What was in the baskets so decently covered? A woman who had paused near me smiled so intimately that I murmured “Con permiso?” and lifted a corner of the cloth. Little green peaches and apples, the young ears of corn— first fruits under the home-loomed linen and the flowers.

The people did not go to the church; they were back in a time when there were no churches. They went through the whole village, down between the adobe walls, the bands piping, the women weaving through the rows of corn. They passed every house, each set in its own little field and garden, blessing it with the first fruits set apart. They were tender and shy, as they were in the church, only this was so much older, so much more important, than praying to an image.

Here were confessed their tenderness and innocence, their vulnerability. They were asking for food, directly asking the maternal earth to feed them for another year, to clothe and shelter them.
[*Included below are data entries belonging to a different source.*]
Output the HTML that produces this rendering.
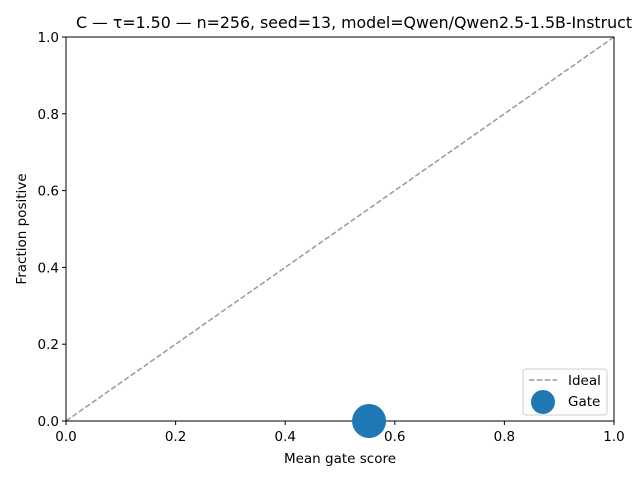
<!DOCTYPE html>
<html><head><meta charset="utf-8"><style>body{margin:0;background:#fff}svg{display:block;font-family:"DejaVu Sans","Liberation Sans",sans-serif}</style></head>
<body>
<svg id="chart" width="640" height="480"></svg>
<script>
const xTicks=[0,0.2,0.4,0.6,0.8,1.0];
const yTicks=[0,0.2,0.4,0.6,0.8,1.0];
const tickLabels=["0.0","0.2","0.4","0.6","0.8","1.0"];
const pointX=[0.553];
const pointY=[0.0];
const idealX=[0,1];
const idealY=[0,1];
const L=66,R=614,T=37,B=421;
const sx=v=>L+v*(R-L), sy=v=>B-v*(B-T);
const NS="http://www.w3.org/2000/svg";
const svg=document.getElementById('chart');
function mk(t,a,p){const e=document.createElementNS(NS,t);for(const k in a)e.setAttribute(k,a[k]);(p||svg).appendChild(e);return e;}
let e;
e=mk('polyline',{points:idealX.map((x,i)=>sx(x)+','+sy(idealY[i])).join(' '),fill:'none',stroke:'#999','stroke-width':1.5,'stroke-dasharray':'5.5,2.4'});


e=mk('rect',{x:L,y:T,width:R-L,height:B-T,fill:'none',stroke:'#000','stroke-width':1});


const g=mk('g',{});


pointX.forEach((x,i)=>{const c=mk('circle',{cx:sx(x),cy:sy(pointY[i]),r:17,fill:'#1f77b4'},g);

});
xTicks.forEach((v,i)=>{mk('line',{x1:sx(v),x2:sx(v),y1:B,y2:B+4,stroke:'#000'});
const t=mk('text',{x:sx(v),y:B+20,'font-size':13.5,'text-anchor':'middle'});t.textContent=tickLabels[i];

});
yTicks.forEach((v,i)=>{mk('line',{x1:L-4,x2:L,y1:sy(v),y2:sy(v),stroke:'#000'});
const t=mk('text',{x:L-7,y:sy(v)+5,'font-size':13.5,'text-anchor':'end'});t.textContent=tickLabels[i];

});
</script>
<svg width="640" height="480" style="position:absolute;left:0;top:0;font-family:'DejaVu Sans','Liberation Sans',sans-serif">
<text x="354" y="28" font-size="15.8" text-anchor="middle">C — τ=1.50 — n=256, seed=13, model=Qwen/Qwen2.5-1.5B-Instruct</text>
<text x="340" y="463" font-size="13.5" text-anchor="middle">Mean gate score</text>
<text transform="translate(26,229) rotate(-90)" font-size="13.5" text-anchor="middle">Fraction positive</text>
<g>
<rect x="523" y="369" width="84" height="46" rx="3" fill="#fff" fill-opacity="0.8" stroke="#ccc"/>
<line x1="529" y1="380" x2="557" y2="380" stroke="#999" stroke-width="1.5" stroke-dasharray="5.5,2.4"/>
<text x="568" y="385" font-size="13.5">Ideal</text>
<circle cx="543" cy="402" r="12" fill="#1f77b4"/>
<text x="568" y="406" font-size="13.5">Gate</text>
</g>
</svg>
</body></html>
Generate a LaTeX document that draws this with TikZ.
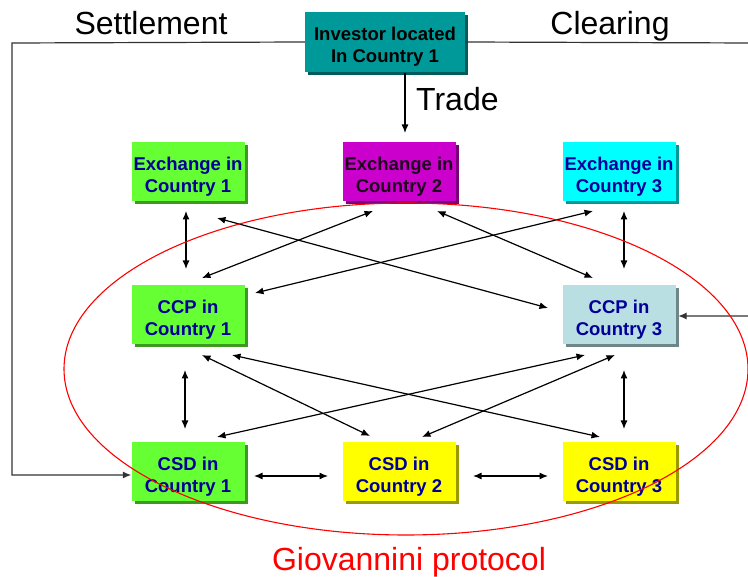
\documentclass[tikz,border=0pt]{standalone}
\usepackage{fontspec}
\setmainfont{Liberation Sans}
\usetikzlibrary{calc,shadows,arrows.meta}

\definecolor{exgreen}{RGB}{102,255,51}
\definecolor{exmagenta}{RGB}{204,0,204}
\definecolor{excyan}{RGB}{0,255,255}
\definecolor{ccpblue}{RGB}{185,223,227}
\definecolor{csdyellow}{RGB}{255,255,0}
\definecolor{invteal}{RGB}{0,153,153}
\definecolor{boxtext}{RGB}{0,0,153}

\tikzset{
  >={Latex[length=8.5pt,width=7pt]},
  box/.style={fill=#1, minimum width=113pt, minimum height=59pt, inner sep=0pt,
    align=center, font=\fontsize{18.5}{22}\selectfont\bfseries, text=boxtext,
    execute at begin node={\rule{0pt}{45pt}},
    drop shadow={fill=#1!60!black, opacity=1, shadow xshift=3pt, shadow yshift=-3pt}},
  link/.style={<->, line width=1.2pt},
  flow/.style={->, line width=1.2pt},
  bigtext/.style={font=\fontsize{32}{38}\selectfont, anchor=base, inner sep=0pt}
}

\begin{document}
\begin{tikzpicture}[x=1pt,y=-1pt]
\useasboundingbox (0,0) rectangle (748,577);

% investor and the three layers
\node[box=invteal, minimum width=160pt, minimum height=60pt, text=black] (inv) at (385,42) {Investor located\\In Country 1};
\node[box=exgreen] (ex1) at (188,171.5) {Exchange in\\Country 1};
\node[box=exmagenta, text=black!85!exmagenta] (ex2) at (399,171.5) {Exchange in\\Country 2};
\node[box=excyan] (ex3) at (619,171.5) {Exchange in\\Country 3};
\node[box=exgreen] (ccp1) at (188,315) {CCP in\\Country 1};
\node[box=ccpblue] (ccp3) at (619,315) {CCP in\\Country 3};
\node[box=exgreen] (csd1) at (188,472) {CSD in\\Country 1};
\node[box=csdyellow] (csd2) at (399,472) {CSD in\\Country 2};
\node[box=csdyellow] (csd3) at (619,472) {CSD in\\Country 3};

% labels
\node[bigtext] (settle) at (151,35) {Settlement};
\node[bigtext] (clear) at (610,35) {Clearing};
\node[bigtext, anchor=base west] (trade) at (416,111) {Trade};
\node[bigtext, text=red] (giov) at (409,571) {Giovannini protocol};

% trade, settlement and clearing lines
\draw[flow] ($(inv)+(20,31)$) -- ($(ex2)+(6,-38.5)$);
\draw[flow, black!80] (inv.west) -- (12,43) |- ($(csd1.west)+(0,3)$);
\draw[flow, black!80] (inv.east) -- (752,43) |- ($(ccp3.east)+(2.5,1)$);

% exchange <-> ccp
\draw[link] ($(ex1)+(-2,39.5)$) -- ($(ccp1)+(-2,-46)$);
\draw[link] ($(ex1)+(29,46.5)$) -- ($(ccp3)+(-71,-7)$);
\draw[link] ($(ex2)+(-26,39.5)$) -- ($(ccp1)+(14,-37)$);
\draw[link] ($(ex2)+(38,39.5)$) -- ($(ccp3)+(-26,-37)$);
\draw[link] ($(ex3)+(-26,39.5)$) -- ($(ccp1)+(67,-22)$);
\draw[link] ($(ex3)+(5,39.5)$) -- ($(ccp3)+(5,-46)$);

% ccp <-> csd
\draw[link] ($(ccp1)+(-3,55)$) -- ($(csd1)+(-3,-43)$);
\draw[link] ($(ccp1)+(14,40)$) -- ($(csd2)+(-29,-36)$);
\draw[link] ($(ccp1)+(44,40)$) -- ($(csd3)+(-19,-35)$);
\draw[link] ($(ccp3)+(-34,40)$) -- ($(csd1)+(29,-35)$);
\draw[link] ($(ccp3)+(-4,40)$) -- ($(csd2)+(23,-35)$);
\draw[link] ($(ccp3)+(5,55)$) -- ($(csd3)+(5,-43)$);

% csd <-> csd
\draw[link] ($(csd1)+(66,4)$) -- ($(csd2)+(-71,4)$);
\draw[link] ($(csd2)+(74,4)$) -- ($(csd3)+(-71,4)$);

% protocol ring
\draw[red, line width=1.1pt] (406,369) ellipse (342pt and 166pt);

\end{tikzpicture}
\end{document}
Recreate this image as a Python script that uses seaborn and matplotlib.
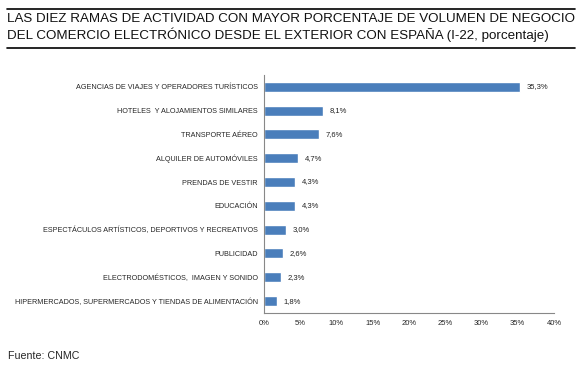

When the milpas had all been blessed the men went into one courtyard and the women into another. The gates were shut. We went back to the empty plaza, lonely outsiders who eat our corn from cans and never weave a charm to make it grow. We had lost our birthright, we could not share in the mystery which every man and woman once understood.

Three times a day we eat and never once think of the earth that feeds us, never make a prayer to the earth, or give it thanks . . ..

Presently men arrived and began work on a bull ring. There was to be a bull fight for the Virgin—that is, when the ring was finished. One day would do as well as another. The sun was aslant now. Soon there would be sudden cold and darkness, and the people would go behind their walls and build their little fires of pitch pine in the kitchen huts. They would wrap themselves in their serapes and huddle together on the earth floor until morning.

Comfortless night, and tomorrow the bare sun would stand over the fields and the people would come out into the streets for the fiesta that went on and on. And in the church, Santissima Maria, the Great Corn Mother, would hear the prayers of her children.